At the time that I had completed my draft for re-submission, I chanced to be invited by a friend to accompany him on a warm October day to a gathering of Southern gentleman for mint-juleps and a discussion of affairs, with M.E. Bradford featured as the main speaker.
Full disclosure, although I was born in Atlanta, it was to parents who were both wanderers in their own right, who wandered to different destinies after their divorce, and raised me as a wanderer back and forth between them. Naturally, I continued to wander when I came of age. So even though I was technically born there, any affinity I have for the South is more by adoption, an outsider’s admiration, like that held by a transplanted New Yorker or Pennsylvanian or one of those other places where they serve unsweetened iced tea. I have always wished for Bradford’s certainty about the sanctity of place and birthright, but living the life I have, anything I say on that topic is akin to reciting the Creeds as an agnostic who hopes them to be true.
Not being a lawyer, and having just read Robert Bork’s The Tempting of America, I naively asked Dr. Bradford if the Dred Scott decision was a case of judicial activism, inflicting slavery from the bench on States that didn’t want it. I don’t remember the entire tongue lashing that I received while a tent full of legally-trained Virginia good old boys glared at me for having such insolence. But I do remember the conclusion: that every time he came back East, M.E. Bradford made it a point to lay flowers on Justice Taney’s grave. Argumentum ipse dixit!
So imagine my surprise, when discussing my thesis with perhaps the only two people at the gathering still willing to speak to me, the acquisitions editor of a university press appeared, gave me his card and asked me to send the manuscript. Long story short, when I let it circulate that my thesis was being considered for publication, my advisors stopped trying to get me to cut Rousseau out of my history of the Seventeenth Amendment and I finally graduated.
It took many years and was far more difficult to get the work published than I had presumed, perhaps an instructive story to be chronicled at another time, but given the difficulty of getting my master’s degree in history, I made a half-hearted effort to apply for a PhD before deciding to spend the rest of my veteran’s educational benefits on a master’s degree in Library Science. I think it would be more accurate to refer to it as Library Practice, or Library Traditions, than “Science,” but they don’t give out master’s degrees for Practices and Traditions.
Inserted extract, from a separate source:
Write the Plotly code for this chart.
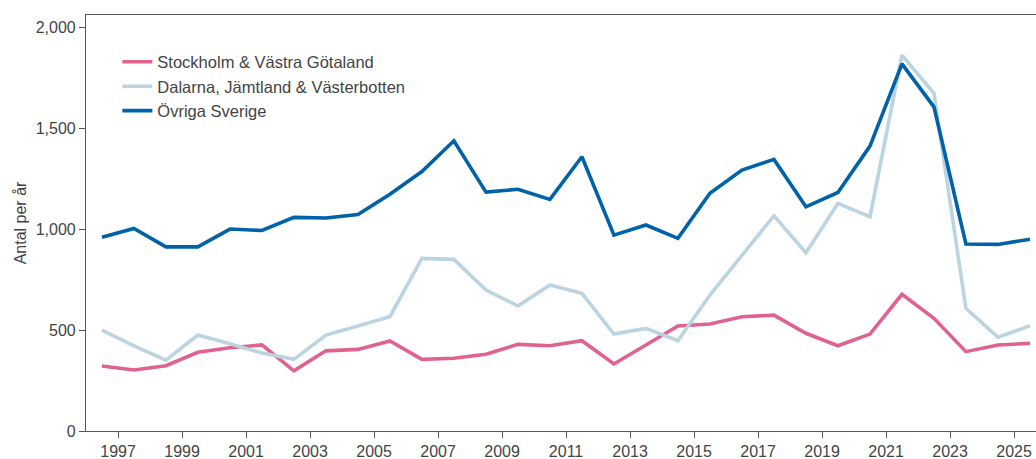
import plotly.graph_objects as go

years = list(range(1996, 2026))

stockholm_vg = [322, 302, 323, 390, 412, 426, 298, 397, 404, 446,
                355, 360, 380, 429, 422, 447, 332, 426, 520, 530,
                566, 574, 484, 422, 480, 677, 558, 393, 426, 434]

dalarna_jl_vb = [500, 422, 351, 475, 432, 386, 355, 475, 520, 566,
                 855, 850, 698, 619, 723, 682, 480, 508, 447, 673,
                 870, 1066, 883, 1127, 1061, 1861, 1672, 607, 464, 521]

ovriga = [960, 1003, 912, 912, 1000, 993, 1058, 1055, 1072, 1172,
          1285, 1437, 1183, 1197, 1147, 1358, 970, 1020, 954, 1177,
          1292, 1345, 1110, 1181, 1411, 1818, 1605, 926, 924, 950]

series_names = ["Stockholm & Västra Götaland",
                "Dalarna, Jämtland & Västerbotten",
                "Övriga Sverige"]
series_colors = ["#E0628F", "#BAD4E1", "#0062A8"]

# yearly values plotted at mid-year
x_dates = [f"{y}-07-01" for y in years]

fig = go.Figure()
for name, vals, col in zip(series_names, [stockholm_vg, dalarna_jl_vb, ovriga], series_colors):
    fig.add_trace(go.Scatter(x=x_dates, y=vals, mode="lines", name=name,
                             line=dict(color=col, width=3.6), hoverinfo="skip"))

axis_col = "#555555"
text_col = "#444444"
fig.update_layout(
    width=1036, height=459,
    margin=dict(l=86, r=0, t=15, b=28),
    paper_bgcolor="white", plot_bgcolor="white",
    font=dict(family="Liberation Sans, Arial, sans-serif", size=16, color=text_col),
    showlegend=True,
    legend=dict(x=0.033, y=0.929, xanchor="left", yanchor="top",
                bgcolor="rgba(0,0,0,0)", font=dict(size=16.5, color=text_col),
                tracegroupgap=0),
    xaxis=dict(type="date", range=["1996-01-01", "2025-09-08"],
               tick0="1997-01-01", dtick="M24", tickformat="%Y",
               showgrid=False, zeroline=False,
               showline=True, linecolor=axis_col, linewidth=1.2, mirror=True,
               ticks="outside", ticklen=6, tickcolor=axis_col, tickwidth=1,
               tickfont=dict(size=16, color=text_col)),
    yaxis=dict(range=[0, 2060], tickvals=[0, 500, 1000, 1500, 2000],
               ticktext=["0", "500", "1,000", "1,500", "2,000"],
               showgrid=False, zeroline=False,
               showline=True, linecolor=axis_col, linewidth=1.2,
               ticks="outside", ticklen=6, tickcolor=axis_col, tickwidth=1,
               tickfont=dict(size=16, color=text_col),
               title=dict(text="Antal per år", font=dict(size=16, color=text_col), standoff=5)),
)

fig.write_html("out.html", config={"displayModeBar": False},
               post_script="document.body.style.margin='0';document.body.style.overflow='hidden';")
My thinking was that I could still hang around universities and do research without having to sing for my supper as an academic beholden to the political fads that inevitably underlie the main streams of university funding, which they did even thirty years ago, but far more so now. And while I always fancied myself corrupting the youth on the steps of the Agora, I am sure I dodged a bullet in not pursuing a career in the classroom. I retired yesterday as a librarian. As a professor I would have certainly blurted out something excommunicable long before I was eligible for my pension.
Despite being dragged kicking and screaming to the word processor (using floppy disks) during graduate school, and initially starting my library career as a manuscripts cataloger, it turns out I had a knack for automation and data management and an abhorrence of bottlenecks in organizational workflows. Just knowing anyone, anywhere was manually typing in information that had already been typed in somewhere else in the world would drive me to the whiteboard to diagram a better way, and if it took me two months to automate ten minutes of data entry, I considered it time well spent. It was therefore a natural transition from manuscripts cataloger to systems librarian, which tended to pay better.
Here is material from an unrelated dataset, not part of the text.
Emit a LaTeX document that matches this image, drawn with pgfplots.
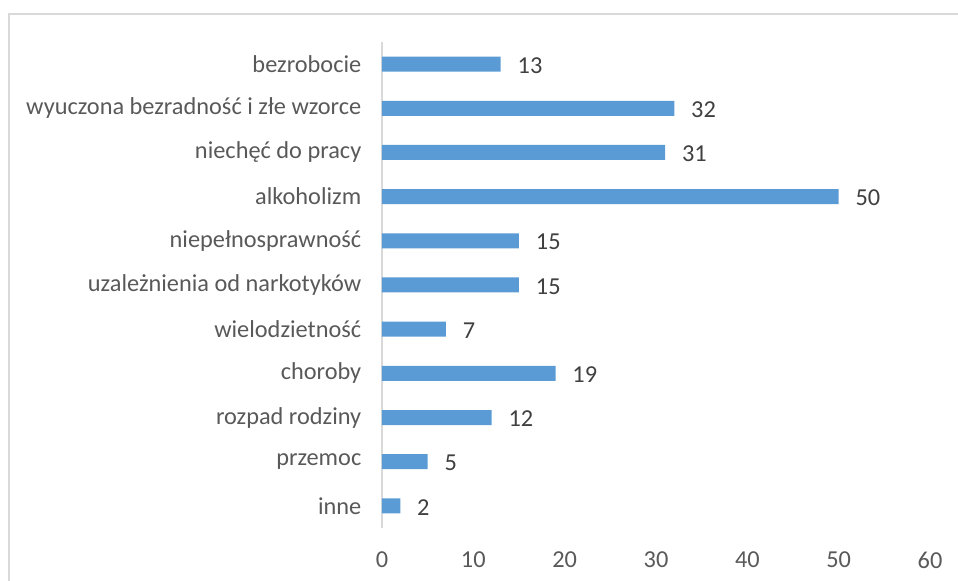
\documentclass[border=0pt]{standalone}
\usepackage{pgfplots}
\pgfplotsset{compat=1.18}
\usepackage{fontspec}
\setmainfont{Carlito}
\definecolor{barblue}{HTML}{5B9BD5}
\definecolor{ticktext}{HTML}{595959}
\definecolor{lbltext}{HTML}{404040}
\definecolor{framegray}{HTML}{D9D9D9}
\begin{document}
\begin{tikzpicture}
\useasboundingbox (0pt,0pt) rectangle (718.5pt,435.75pt);
\draw[framegray, line width=2.2pt] (6.75pt,-20pt) -- (6.75pt,425.25pt) -- (740pt,425.25pt);
\begin{axis}[
  at={(286.5pt,39.75pt)}, anchor=south west,
  scale only axis,
  width=411pt, height=364.5pt,
  xbar, bar width=11.25pt,
  xmin=0, xmax=60, ymin=-0.5, ymax=10.5,
  xtick={0,10,...,60},
  ytick={0,...,10},
  yticklabels={inne,przemoc,rozpad rodziny,choroby,wielodzietność,uzależnienia od narkotyków,niepełnosprawność,alkoholizm,niechęć do pracy,wyuczona bezradność i złe wzorce,bezrobocie},
  axis y line*=left,
  axis x line*=bottom,
  x axis line style={draw=none},
  y axis line style={draw=framegray, line width=0.8pt, -},
  major tick length=0pt,
  tick label style={font=\fontsize{18.25}{21}\selectfont, text=ticktext},
  /pgf/number format/assume math mode=true,
  yticklabel style={xshift=-12pt},
  xticklabel style={yshift=-14.5pt},
  nodes near coords,
  every node near coord/.append style={font=\fontsize{18.25}{21}\selectfont, text=lbltext, anchor=west, inner sep=0pt, xshift=12.5pt, yshift=-1pt},
  clip=false,
]
\addplot[fill=barblue, draw=none] coordinates {
  (2,0) (5,1) (12,2) (19,3) (7,4) (15,5) (15,6) (50,7) (31,8) (32,9) (13,10)
};
\end{axis}
\end{tikzpicture}
\end{document}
I am sure to write eventually in greater detail about leaving the United States and a job as systems librarian in a prestigious university to take the position of head librarian at a small university that few people outside the maritime world have ever heard of. For now, let’s put it down to mid-life ennui: grown kids, divorce, a new marriage, and a congenital inability to torture the meaning of words and mouth the pieties required of managers at the senior level. Having automated or delegated virtually every task in my job at the time, if I wasn’t going up in the organization, the choice was stagnate or quit.
Undoubtedly, I will also have a thing or two to say about working the last seventeen years for a university in the orbit of the United Nations. I have frequently imagined some goat herder peacefully tending his flock as a truck pulls up. A squad of soldiers emerge, turn him upside down, and shake out his loose change, which by processes outlined in various treaties and memoranda of understanding ends up in my monthly paycheck. I always wince at the thought, but it has inspired me at least to build the best collections at the lowest costs with minimal staffing, and to train our students, mostly from “developing nations” (as opposed to “declining nations”) in how to use the awesome tools of research at their disposal — courtesy of the anonymous goat herder.
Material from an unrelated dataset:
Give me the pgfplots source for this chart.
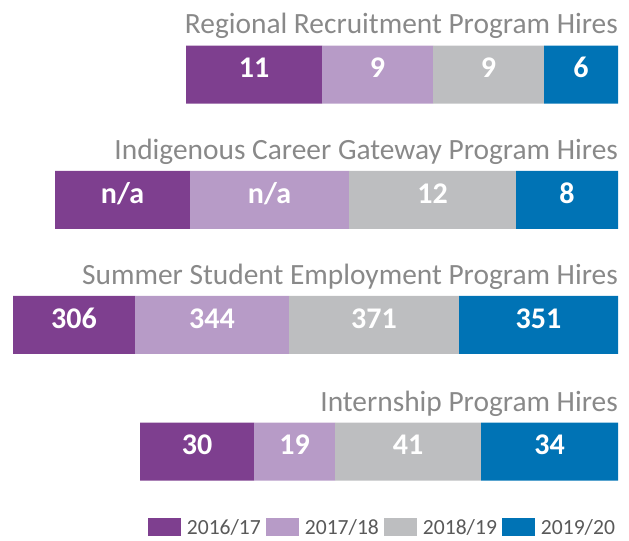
\documentclass[border=0pt]{standalone}
\usepackage{pgfplots}
\pgfplotsset{compat=1.18}
\usepackage{fontspec}
\setmainfont{Carlito}
\definecolor{c1}{HTML}{7E3F8F}
\definecolor{c2}{HTML}{B79BC7}
\definecolor{c3}{HTML}{BDBEC0}
\definecolor{c4}{HTML}{0073B5}
\definecolor{tgray}{HTML}{898989}
\definecolor{lgray}{HTML}{595959}
\tikzset{
  lab/.style={anchor=center, inner sep=0pt, text=white,
    font=\fontsize{30bp}{31bp}\selectfont\bfseries, text height=0.63em, text depth=0pt},
  ttl/.style={anchor=base east, inner sep=0pt, text=tgray,
    font=\fontsize{29.4bp}{30bp}\selectfont},
}
\begin{document}
\begin{tikzpicture}
\begin{axis}[
  width=629bp, height=541bp, scale only axis,
  xbar stacked, bar width=58bp,
  xmin=-618, xmax=11, ymin=0, ymax=541,
  hide axis, clip=false,
  legend image code/.code={\fill[#1] (0bp,-9bp) rectangle (33bp,9bp);},
  reverse legend,
  legend columns=4,
  legend style={draw=none, fill=none, at={(0.978,0.008)}, anchor=south east,
    font=\fontsize{21.6bp}{22bp}\selectfont, text=lgray, inner sep=0pt,
    nodes={inner xsep=0pt, inner ysep=0pt},
    /tikz/every odd column/.append style={column sep=6bp},
    /tikz/every even column/.append style={column sep=5bp}},
]
\addplot[fill=c4, draw=none] table[x expr=-\thisrow{w}, y=y] {
y w
466.3 74
341 102
216 159
89.3 137
};
\addlegendentry{2019/20}
\addplot[fill=c3, draw=none] table[x expr=-\thisrow{w}, y=y] {
y w
466.3 111
341 167
216 170
89.3 146
};
\addlegendentry{2018/19}
\addplot[fill=c2, draw=none] table[x expr=-\thisrow{w}, y=y] {
y w
466.3 111
341 159
216 154
89.3 81
};
\addlegendentry{2017/18}
\addplot[fill=c1, draw=none] table[x expr=-\thisrow{w}, y=y] {
y w
466.3 136
341 135
216 122
89.3 114
};
\addlegendentry{2016/17}
\coordinate (a1) at (axis cs:-37,466.3);
\coordinate (a2) at (axis cs:-129.5,466.3);
\coordinate (a3) at (axis cs:-240.5,466.3);
\coordinate (a4) at (axis cs:-364,466.3);
\coordinate (b1) at (axis cs:-51,341);
\coordinate (b2) at (axis cs:-185.5,341);
\coordinate (b3) at (axis cs:-348.5,341);
\coordinate (b4) at (axis cs:-495.5,341);
\coordinate (c1) at (axis cs:-79.5,216);
\coordinate (c2) at (axis cs:-244,216);
\coordinate (c3) at (axis cs:-406,216);
\coordinate (c4) at (axis cs:-544,216);
\coordinate (d1) at (axis cs:-68.5,89.3);
\coordinate (d2) at (axis cs:-210,89.3);
\coordinate (d3) at (axis cs:-323.5,89.3);
\coordinate (d4) at (axis cs:-421,89.3);
\node[ttl] at (axis cs:0,507) {Regional Recruitment Program Hires};
\node[ttl] at (axis cs:0,381) {Indigenous Career Gateway Program Hires};
\node[ttl] at (axis cs:0,256) {Summer Student Employment Program Hires};
\node[ttl] at (axis cs:0,129) {Internship Program Hires};
\end{axis}
\node[lab] at (a1) {6};
\node[lab] at (a2) {9};
\node[lab] at (a3) {9};
\node[lab] at (a4) {11};
\node[lab] at (b1) {8};
\node[lab] at (b2) {12};
\node[lab] at (b3) {n/a};
\node[lab] at (b4) {n/a};
\node[lab] at (c1) {351};
\node[lab] at (c2) {371};
\node[lab] at (c3) {344};
\node[lab] at (c4) {306};
\node[lab] at (d1) {34};
\node[lab] at (d2) {41};
\node[lab] at (d3) {19};
\node[lab] at (d4) {30};
\pgfresetboundingbox
\useasboundingbox (current axis.south west) rectangle (current axis.north east);
\end{tikzpicture}
\end{document}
So much of my work in library automation was inspired by an urge to reform the slow, tedious processes available when I was researching The Road to Mass Democracy, that, as I sit at the keyboard a day after retiring, I wonder if my library career was just one giant era of procrastination before getting on with my writing. I had obtained the domain name, dailyconstitutional.com, in the late nineties or early aughts, with the intention of writing much more prolifically. Since then I have only managed a second edition of the book and a few articles, all of which were published elsewhere, and a couple poems — published by whom? I can’t remember.
Now that I find myself with an extra forty hours a week on my hands, I hope to make up a little of the lost time. Writing a book or a long scholarly article — which, besides bureaucratic memos and “strategic planning” documents, is my only writing experience and was accomplished for the most part decades ago — is slow and tedious trench work that doesn’t allow an author to come up for air that frequently. I have a few of those projects on my itinerary, God willing. But I suspect I also have a knack for the editorial, the satirical, the polemical, and the shorter forms of essay that just might be suitable for a web site called The Daily Constitutional.
It will take practice and will power to keep it short (This introduction is already too long, but it still hasn’t taken more than a day to write, so it counts).
As the title suggests, it will be a daily rumination or mental walk about whatever is chapping my hide or tickling my funny bone. A few days back on the walk to work I passed a man down on one knee, trying to comfort his toddler daughter. She was crying inconsolably over what I realized, as I came closer, was a split open carton of milk that had splattered all over the sidewalk. I didn’t come close enough to hear if the father was passing on the ancient wisdom, the same in Swedish as it is in English, "Man ska inte gråta över spilld mjölk."
Instead, I walked on and laughed at seeing the literal enactment of a proverb.
Well, let’s see where this goes.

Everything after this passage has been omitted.